Dopo aver depositato il ricorso in Cassazione, adesso l’avvocato Schembri prepara un’altra battaglia: “Per tutti devono essere loro, ma non è così. E non è giusto”
“Non si può andare avanti in questo modo, non sono stati Rosa e Olindo a fare quella strage, ci sono tanti elementi di prova che nessuno vuole vedere, ma ora comincia un’altra battaglia per far sì che qualcuno si renda conto che in galera ci sono due innocenti…“. A parlare in maniera così accalorata a Cityrumors.it è Fabio Schembri, avvocato e capo del pool legale che difende Rosa Bazzi e Olindo Romano condannati all’ergastolo per la Strage di Erba.

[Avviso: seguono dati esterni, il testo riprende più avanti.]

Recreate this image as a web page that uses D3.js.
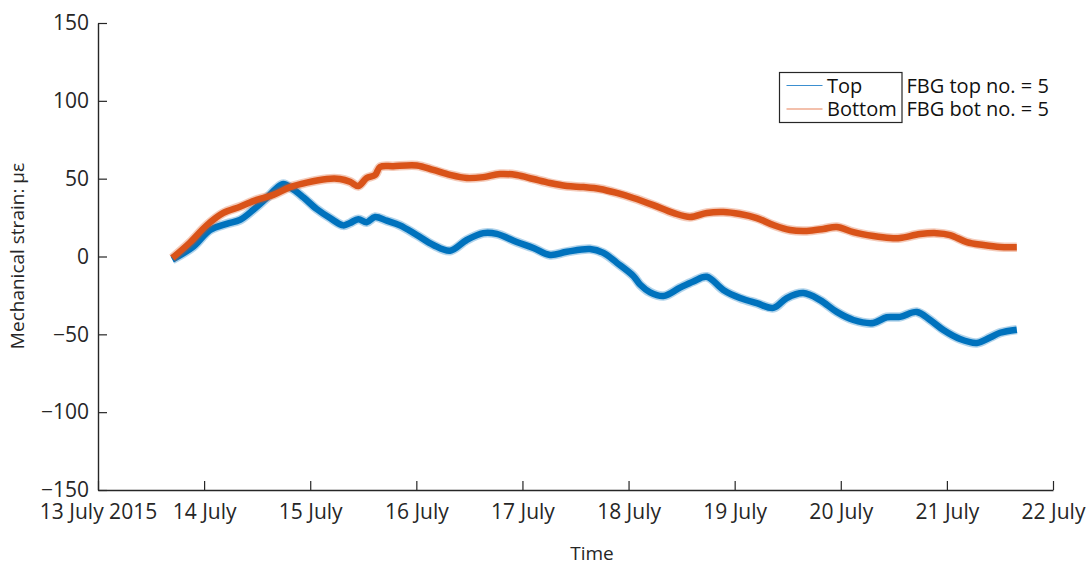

I legali di Rosa Bazzi e Olindo Romano, dopo la sentenza dello scorso 10 luglio della Corte d’Appello di Brescia, hanno depositato il ricorso in Cassazione proprio per mettere in discussione quel dispositivo, anche perché “in quella circostanza non c’è stato alcun dibattimento come doveva essere fatto“. E’ accalorato e spinto dalla passione, anche perché, ammette “non dormo la notte sapendo che ci sono due poveretti che non hanno fatto nulla di quello che si dice“.

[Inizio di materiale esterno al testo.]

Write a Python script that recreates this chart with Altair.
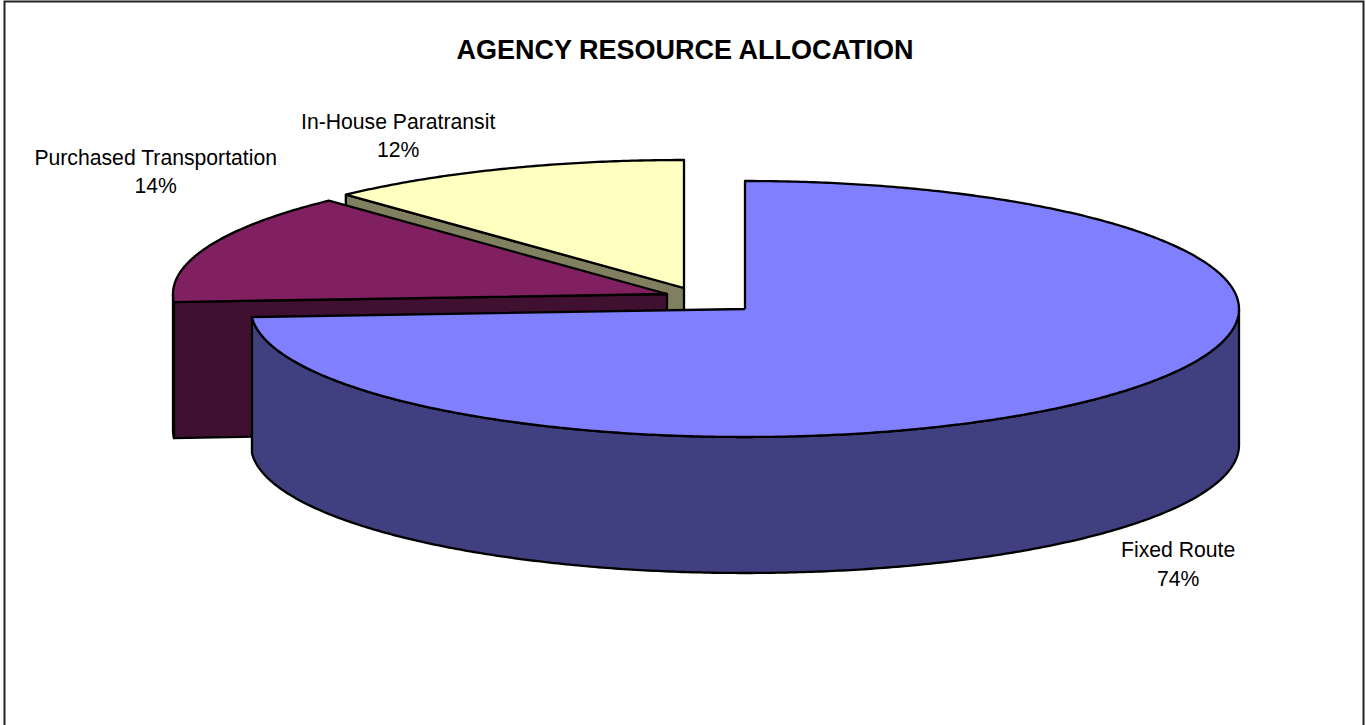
import math
import altair as alt
import pandas as pd

# Pie shares and labels
categories = ["Fixed Route", "Purchased Transportation", "In-House Paratransit"]
shares = [74, 14, 12]
top_colors = ["#8080FF", "#802060", "#FFFFC0"]
side_colors = ["#404080", "#401030", "#808060"]

W, H = 1366, 725
RX, RY, DEPTH = 494, 128, 136
# Exploded wedge centres, and label offsets from the wedge's outer mid-point
centres = [(745, 309), (667, 294), (684, 288)]
label_offsets = [(73, 154.5), (-52, -88), (-104, -46)]
# Chart frame, open along the bottom edge of the page
frame_x = [4.5, 4.5, 1363.5, 1363.5]
frame_y = [725, 1.5, 1.5, 725]


def rim(c, a, drop=0):
    """Point on the wedge's elliptical rim at a clockwise-from-top angle in degrees."""
    t = math.radians(a)
    return (c[0] + RX * math.sin(t), c[1] - RY * math.cos(t) + drop)


def arc(c, a0, a1, drop=0):
    n = max(2, int(abs(a1 - a0) * 2))
    return [rim(c, a0 + (a1 - a0) * i / n, drop) for i in range(n + 1)]


# Slice angle spans, accumulated from the shares
spans = []
acc = 0
for s in shares:
    spans.append((acc * 3.6, (acc + s) * 3.6))
    acc += s

# Polygons in paint order: back wedges first, the near wedge last
polys = []


def add(points, color):
    polys.append((points + [points[0]], color))


# In-House Paratransit: cut face, then top
a0, a1 = spans[2]
c = centres[2]
p = rim(c, a0)
add([p, c, (c[0], c[1] + DEPTH), (p[0], p[1] + DEPTH)], side_colors[2])
add([c] + arc(c, a0, a1), top_colors[2])

# Purchased Transportation: cut face, rim, top
a0, a1 = spans[1]
c = centres[1]
p = rim(c, a0)
add([p, c, (c[0], c[1] + DEPTH), (p[0], p[1] + DEPTH)], side_colors[1])
add(arc(c, a0, 270) + arc(c, 270, a0, DEPTH), side_colors[1])
add([c] + arc(c, a0, a1), top_colors[1])

# Fixed Route: visible rim, then top
a0, a1 = spans[0]
c = centres[0]
add(arc(c, 90, a1) + arc(c, a1, 90, DEPTH), side_colors[0])
add([c] + arc(c, a0, a1), top_colors[0])

rows = []
for pid, (pts, color) in enumerate(polys):
    for i, (x, y) in enumerate(pts):
        rows.append({"pid": pid, "i": i, "x": x, "y": y, "color": color})
df = pd.DataFrame(rows)

x_scale = alt.Scale(domain=[0, W], range=[0, W], nice=False, zero=False)
y_scale = alt.Scale(domain=[0, H], range=[0, H], nice=False, zero=False)
x_enc = alt.X("x:Q", scale=x_scale, axis=None)
y_enc = alt.Y("y:Q", scale=y_scale, axis=None)

layers = []
for pid in range(len(polys)):
    color = polys[pid][1]
    layers.append(
        alt.Chart(df[df.pid == pid])
        .mark_line(fill=color, stroke="#000000", strokeWidth=2.3, strokeJoin="round", filled=False)
        .encode(x=x_enc, y=y_enc, order="i:Q")
    )

frame = (
    alt.Chart(pd.DataFrame({"x": frame_x, "y": frame_y, "i": range(len(frame_x))}))
    .mark_line(stroke="#222222", strokeWidth=2)
    .encode(x=x_enc, y=y_enc, order="i:Q")
)

# Category and percentage labels placed off each wedge's mid-angle
label_rows = []
for name, s, (a0, a1), c, off in zip(categories, shares, spans, centres, label_offsets):
    mx, my = rim(c, (a0 + a1) / 2)
    label_rows.append({"x": mx + off[0], "y": my + off[1], "text": f"{name}\n{s}%"})
labels = (
    alt.Chart(pd.DataFrame(label_rows))
    .mark_text(font="Liberation Sans", fontSize=21.2, color="#000000", align="center",
               baseline="middle", lineBreak="\n", lineHeight=28.5)
    .encode(x=x_enc, y=y_enc, text="text:N")
)

title = (
    alt.Chart(pd.DataFrame({"x": [685], "y": [51], "t": ["AGENCY RESOURCE ALLOCATION"]}))
    .mark_text(font="Liberation Sans", fontSize=27, fontWeight="bold", color="#000000",
               align="center", baseline="middle")
    .encode(x=x_enc, y=y_enc, text="t:N")
)

chart = (
    alt.layer(frame, *layers, labels, title)
    .properties(width=W, height=H, padding=0, background="#FFFFFF",
                autosize=alt.AutoSizeParams(type="none"))
    .configure_view(stroke=None)
)

chart.save("out.html", embed_options={"renderer": "svg", "actions": False})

Per Schembri c’è stata una sentenza di inammissibilità, ma “questo è avvenuto però senza assumere le prove. E senza l’assunzione delle prove ci risulta difficile comprendere su quale tappeto di prove abbia potuto valutare la Corte d’Appello la richiesta di revisione”. Il ricorso è composto da oltre un centinaio di pagine e di numerosi allegati, dove sono stati inseriti tantissimi elementi di prova che non possono essere non valutati.

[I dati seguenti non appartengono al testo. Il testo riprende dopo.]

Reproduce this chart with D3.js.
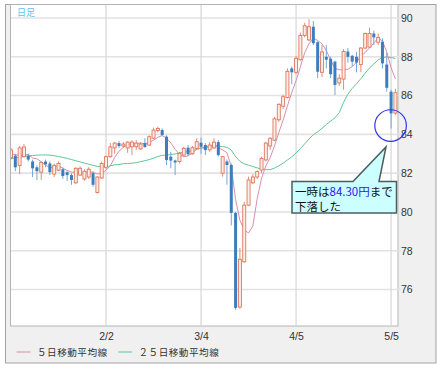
<!DOCTYPE html>
<html>
<head>
<meta charset="utf-8">
<script src="https://cdn.jsdelivr.net/npm/d3@7"></script>
<style>
    body { margin: 0; background: #fff; }
    svg text { font-family: "Liberation Sans", Arial, sans-serif; }
    .jp { font-family: "Noto Sans CJK JP", sans-serif !important; }
</style>
</head>
<body>
<svg id="chart" width="444" height="369"></svg>
<script>
// daily candles, 2011/1/3 - 2011/5/6 (weekdays)
var opens = [82.8, 82.9, 82.4, 82.85, 82.9, 82.6, 82.3, 82.05, 82.6, 82.5,
    81.95, 82.15, 82.2, 82.05, 81.9, 81.5, 81.9, 81.7, 81.8, 82.0,
    81.0, 81.75, 82.3, 82.85, 83.3, 83.55, 83.4, 83.3, 83.36, 83.36,
    83.25, 83.55, 83.45, 83.8, 84.2, 84.22, 83.88, 82.85, 82.65, 82.6,
    82.93, 83.31, 83.0, 83.28, 83.57, 83.45, 83.2, 83.3, 83.6, 82.0,
    82.6, 82.42, 79.95, 75.1, 77.43, 80.35, 81.5, 81.8, 82.16, 82.68,
    83.4, 83.7, 84.75, 85.45, 85.9, 87.4, 87.2, 87.85, 89.1, 88.87,
    89.55, 88.75, 87.2, 88.0, 87.9, 87.75, 86.65, 86.85, 88.27, 88.05,
    88.0, 87.6, 88.45, 88.5, 89.2, 88.75, 88.78, 87.6, 86.2, 85.1];
var highs = [83.3, 83.0, 83.4, 83.5, 83.0, 82.7, 82.4, 82.6, 82.7, 82.6,
    82.5, 82.6, 82.3, 82.1, 82.0, 82.3, 82.35, 82.2, 82.3, 82.1,
    81.85, 82.6, 82.9, 83.55, 83.6, 83.65, 83.6, 83.65, 83.7, 83.7,
    83.6, 83.8, 83.95, 84.35, 84.4, 84.31, 83.95, 83.1, 82.7, 83.1,
    83.35, 83.45, 83.4, 83.8, 83.83, 83.55, 83.6, 83.8, 83.71, 82.9,
    82.7, 82.5, 80.0, 78.14, 80.53, 81.82, 81.95, 82.15, 82.85, 83.62,
    83.85, 84.9, 85.6, 86.05, 87.4, 87.5, 88.05, 89.25, 89.75, 89.93,
    89.85, 88.8, 88.6, 88.6, 88.0, 87.8, 87.1, 88.4, 88.45, 88.1,
    88.25, 88.5, 89.25, 89.5, 89.35, 89.2, 88.95, 88.2, 86.3, 86.35];
var lows = [82.7, 82.1, 81.95, 82.8, 82.6, 81.8, 81.65, 81.65, 82.3, 81.9,
    81.8, 82.1, 81.7, 81.6, 81.4, 81.45, 81.85, 81.6, 81.7, 81.3,
    80.95, 81.7, 82.2, 82.8, 83.0, 83.3, 83.3, 83.05, 82.93, 83.2,
    83.2, 83.3, 83.4, 83.75, 84.1, 83.9, 82.42, 82.25, 81.9, 82.5,
    82.85, 82.9, 82.95, 83.2, 83.0, 82.93, 83.1, 83.25, 82.85, 81.82,
    81.4, 79.3, 74.95, 75.0, 77.38, 80.3, 81.45, 81.7, 82.0, 82.6,
    83.2, 83.65, 84.65, 85.3, 85.85, 86.6, 87.1, 87.8, 89.0, 88.8,
    88.6, 86.9, 86.95, 87.4, 86.9, 86.03, 86.5, 86.3, 87.7, 87.5,
    87.2, 87.2, 88.4, 88.45, 88.6, 88.6, 87.4, 86.2, 84.3, 85.0];
var closes = [83.2, 82.3, 83.3, 83.35, 82.7, 82.25, 82.1, 82.55, 82.45, 82.05,
    82.4, 82.5, 81.85, 81.9, 81.65, 82.25, 82.25, 82.1, 82.2, 81.4,
    81.8, 82.5, 82.85, 83.35, 83.55, 83.4, 83.5, 83.6, 83.6, 83.55,
    83.5, 83.35, 83.88, 84.22, 84.3, 83.97, 82.68, 82.65, 82.55, 83.02,
    83.28, 82.97, 83.31, 83.62, 83.36, 83.19, 83.45, 83.6, 82.93, 82.85,
    82.42, 79.95, 75.05, 77.56, 80.35, 81.65, 81.8, 82.08, 82.76, 83.55,
    83.8, 84.8, 85.55, 85.94, 87.25, 87.2, 87.92, 89.1, 89.6, 89.55,
    88.7, 87.23, 88.25, 87.85, 87.1, 86.55, 86.9, 88.27, 88.0, 87.75,
    87.7, 88.45, 89.2, 89.2, 89.0, 89.0, 87.66, 86.4, 85.08, 86.15];
// moving averages as drawn
var ma5 = [83.0, 82.95, 82.92, 82.93, 82.97, 82.78, 82.74, 82.59, 82.41, 82.28,
    82.31, 82.39, 82.25, 82.14, 82.06, 82.03, 81.98, 82.03, 82.09, 82.04,
    81.95, 82.0, 82.15, 82.38, 82.81, 83.13, 83.33, 83.48, 83.53, 83.53,
    83.55, 83.52, 83.58, 83.7, 83.85, 83.94, 83.81, 83.56, 83.23, 82.97,
    82.84, 82.89, 83.03, 83.24, 83.31, 83.29, 83.39, 83.44, 83.31, 83.2,
    83.05, 82.35, 80.64, 79.57, 79.07, 78.91, 79.28, 80.69, 81.73, 82.37,
    82.8, 83.4, 84.09, 84.73, 85.47, 86.15, 86.77, 87.48, 88.21, 88.67,
    88.97, 88.84, 88.67, 88.32, 87.83, 87.4, 87.33, 87.33, 87.36, 87.49,
    87.72, 88.03, 88.22, 88.46, 88.71, 88.97, 88.81, 88.25, 87.43, 86.86];
var ma25 = [82.75, 82.78, 82.82, 82.86, 82.89, 82.91, 82.93, 82.94, 82.94, 82.93,
    82.9, 82.86, 82.81, 82.76, 82.7, 82.64, 82.58, 82.52, 82.46, 82.4,
    82.35, 82.33, 82.34, 82.38, 82.43, 82.44, 82.49, 82.5, 82.51, 82.54,
    82.59, 82.64, 82.7, 82.77, 82.86, 82.92, 82.93, 82.96, 82.99, 83.04,
    83.08, 83.11, 83.16, 83.22, 83.29, 83.35, 83.39, 83.42, 83.4, 83.37,
    83.33, 83.19, 82.85, 82.61, 82.48, 82.41, 82.34, 82.27, 82.21, 82.18,
    82.18, 82.26, 82.38, 82.51, 82.68, 82.84, 83.04, 83.27, 83.51, 83.76,
    83.98, 84.13, 84.31, 84.51, 84.68, 84.85, 85.12, 85.65, 86.07, 86.37,
    86.61, 86.87, 87.16, 87.42, 87.63, 87.84, 87.96, 87.99, 87.96, 87.91];
var yTicks = [76, 78, 80, 82, 84, 86, 88, 90];
var xTickDates = ['2/2', '3/4', '4/5', '5/5'];
var legendNames = ['５日移動平均線', '２５日移動平均線'];

var dates = d3.utcDay.range(new Date(Date.UTC(2011, 0, 3)), new Date(Date.UTC(2011, 4, 7)))
    .filter(function(d) { return d.getUTCDay() % 6 !== 0; });
var fmt = d3.utcFormat('%-m/%-d');

var svg = d3.select('#chart');
var plot = { left: 11, top: 5, right: 398, bottom: 326 };

var x = d3.scaleLinear().domain([0, 89.6]).range([plot.left, plot.right]);
var y = d3.scaleLinear().domain([76, 90]).range([289.5, 18]);

// outer frame and plot background
svg.append('rect').attr('x', 5.5).attr('y', 4.5).attr('width', 430.5).attr('height', 358.5)
    .attr('fill', '#f0f0f0').attr('stroke', '#a4a4a4');
svg.append('rect').attr('x', plot.left - 0.5).attr('y', plot.top - 0.5)
    .attr('width', plot.right - plot.left + 0.5).attr('height', plot.bottom - plot.top + 0.5)
    .attr('fill', '#fff').attr('stroke', '#b4b4b4');

svg.append('clipPath').attr('id', 'clip').append('rect')
    .attr('x', plot.left).attr('y', plot.top)
    .attr('width', plot.right - plot.left).attr('height', plot.bottom - plot.top);

var tickIdx = xTickDates.map(function(t) {
    return dates.findIndex(function(d) { return fmt(d) === t; });
});

// grid
var grid = svg.append('g');
grid.selectAll('.hg').data(yTicks).enter().append('line')
    .attr('x1', plot.left).attr('x2', plot.right + 3)
    .attr('y1', function(d) { return y(d); }).attr('y2', function(d) { return y(d); })
    .attr('stroke', '#e2e2e2').attr('stroke-width', 1.6);
grid.selectAll('.vg').data(tickIdx).enter().append('line')
    .attr('x1', function(d) { return x(d); }).attr('x2', function(d) { return x(d); })
    .attr('y1', plot.top).attr('y2', plot.bottom)
    .attr('stroke', '#d6d6d6').attr('stroke-width', 1.2);

var g = svg.append('g').attr('clip-path', 'url(#clip)');

// moving average lines (drawn under the candles)
function maLine(values, color) {
    g.append('path')
        .datum(values)
        .attr('fill', 'none')
        .attr('stroke', color)
        .attr('stroke-width', 1)
        .attr('d', d3.line().x(function(d, i) { return x(i); }).y(function(d) { return y(d); }));
}
maLine(ma25, '#5cc994');
maLine(ma5, '#d58fae');

// candles
var candles = g.selectAll('.candle').data(d3.range(dates.length)).enter().append('g');
candles.append('line')
    .attr('x1', function(i) { return x(i); }).attr('x2', function(i) { return x(i); })
    .attr('y1', function(i) { return y(highs[i]); }).attr('y2', function(i) { return y(lows[i]); })
    .attr('stroke', function(i) { return closes[i] >= opens[i] ? '#e58a72' : '#73a6d8'; })
    .attr('stroke-width', 1);
candles.append('rect')
    .attr('x', function(i) { return x(i) - 1.5; })
    .attr('width', 3)
    .attr('y', function(i) { return y(Math.max(opens[i], closes[i])); })
    .attr('height', function(i) { return Math.max(1, Math.abs(y(opens[i]) - y(closes[i]))); })
    .attr('fill', function(i) { return closes[i] >= opens[i] ? '#fdeee8' : '#3c7dbd'; })
    .attr('stroke', function(i) { return closes[i] >= opens[i] ? '#e0775c' : 'none'; })
    .attr('stroke-width', 0.9);

// axes
var yAxis = svg.append('g').attr('transform', 'translate(' + plot.right + ',0)')
    .call(d3.axisRight(y).tickValues(yTicks).tickSize(0).tickPadding(3));
var xAxis = svg.append('g').attr('transform', 'translate(0,' + plot.bottom + ')')
    .call(d3.axisBottom(x).tickValues(tickIdx).tickSize(0).tickPadding(7)
        .tickFormat(function(i) { return fmt(dates[i]); }));
[yAxis, xAxis].forEach(function(a) {
    a.select('.domain').remove();
    a.selectAll('text').attr('fill', '#333').style('font-size', '10.5px');
});

svg.append('text').attr('class', 'jp').attr('x', 17).attr('y', 16)
    .attr('fill', '#5ac2f2').style('font-size', '9px').text('日足');

// legend
var legend = svg.append('g');
[[16.5, '#d58fae'], [118, '#5cc994']].forEach(function(l, k) {
    legend.append('line').attr('x1', l[0]).attr('x2', l[0] + 14)
        .attr('y1', 352).attr('y2', 352).attr('stroke', l[1]).attr('stroke-width', 1);
    legend.append('text').attr('class', 'jp').attr('x', l[0] + 20.5).attr('y', 355.5)
        .attr('fill', '#333').style('font-size', '9.6px').style('letter-spacing', '0.5px')
        .text(legendNames[k]);
});

// note: circle round the low and the callout
var lowIdx = lows.indexOf(d3.min(lows.slice(80)));
svg.append('circle').attr('cx', x(lowIdx) - 0.5).attr('cy', y(lows[lowIdx]) - 3).attr('r', 15.8)
    .attr('fill', 'none').attr('stroke', '#3333ee').attr('stroke-width', 1.2);
svg.append('path')
    .attr('d', 'M292,181.5 H353 L386,147 L379,181.5 H396.5 V213 H292 Z')
    .attr('fill', '#ccffff').attr('stroke', '#4d5d5d').attr('stroke-width', 1.5);
var note = svg.append('text').attr('class', 'jp').attr('x', 295).attr('y', 195.5)
    .style('font-size', '11.5px').attr('fill', '#111');
note.append('tspan').text('一時は');
note.append('tspan').attr('fill', '#1a1aff').text(d3.format('.2f')(lows[lowIdx]) + '円');
note.append('tspan').text('まで');
svg.append('text').attr('class', 'jp').attr('x', 295).attr('y', 211)
    .style('font-size', '11.5px').attr('fill', '#111').text('下落した');
</script>
</body>
</html>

Gli avvocati di Rosa e Olindo incentrano l’atto depositato in Cassazione sull'”asserita mancata verifica”, nel merito, di quelle che a detta della difesa sarebbero “nuove prove in grado di scagionare gli imputati“, le stesse che non sono state considerate nel processo di revisione. “In quel processo di revisione che processo non è stato, c’è un vizio di legittimità che dovrà essere attentamente valutato dalla Cassazione. Si è detto che c’è stato un processo quando un processo non c’è stato, lo ribadisco e sottolineo, perché il fulcro del processo è, a tutti gli effetti, l’assunzione della prova durante il dibattimento, ovvero sentire i testimoni, sentire i consulenti più tanto altro. Se questo non avviene non c’è materia del contendere”.
C’è una montagna di prove o “elementi di prova” che possono diventare tali “e lo diventeranno perché la scienza non si può aggirare, in fase dibattimentale“. E tra queste prove c’è la famosa macchia di sangue che è sbucata dal nulla senza che ci siano stati elementi di prova e controprova. “Dal 2006-2007, sono stati fatti passi da gigante mostruosi, all’epoca era come essere nel Medioevo se tutto venisse rapportato ad oggi”, spiega l’avvocato con schiettezza e precisione a Cityrumors.it.
E si va nello specifico: “Quella traccia ematica ritrovata sul battitacco (una delle prove regina ndr), anche grazie alle nuove tecniche verrebbe mostrato il contrario e ci sarebbe una certificazione e verifica scientifica, la famosa macchia di sangue lo dice solo e soltanto colui il quale l’ha ritrovata, quindi è legato tutto alle dichiarazioni rese dal brigadiere Fadda”, ha voluto spiegare l’avvocato che aggiunge con orgoglio.
“Il problema è che la documentazione è poca e Fadda si smentisce – spiega Schembri a Cityrumors.it -. I nostri consulenti confermano che la traccia ematica sia sangue, ma allo stesso tempo ci sono elementi per poter dire e soprattutto poter dubitare, grazie a nuove tecniche più precise, che quella traccia ematica non proviene da quel battitacco…”. E non è proprio una cosa da poco perché sembra quasi che qualcuno ce l’abbia portata o quanto meno è quello che potrebbe dire la scienza.
E ancora e senza voglia di stare zitto anzi di spiegare per filo e per segno come stanno le cose: “Non c’è una foto, non c’è stata l’aspersione del luminol che serve per catturare le tracce invisibili. Senza usare luminol, pur volendo, soltanto un mago avrebbe potuto vedere una traccia invisibile. Sono state invertite le foto. Oggi, nel 2024, certi aspetti, certe criticità possono essere risolte facendo ricorso alla scienza”.
E per Schembri quello di presentare una prova di questo genere è stato quasi un atto di un’arroganza, “l’arroganza di chi non vuole analizzare pezzo per pezzo e poi nell’insieme le prove che sorreggono la sentenza di condanna rifugiandosi dietro a un principio di irrevocabilità della sentenza stessa”.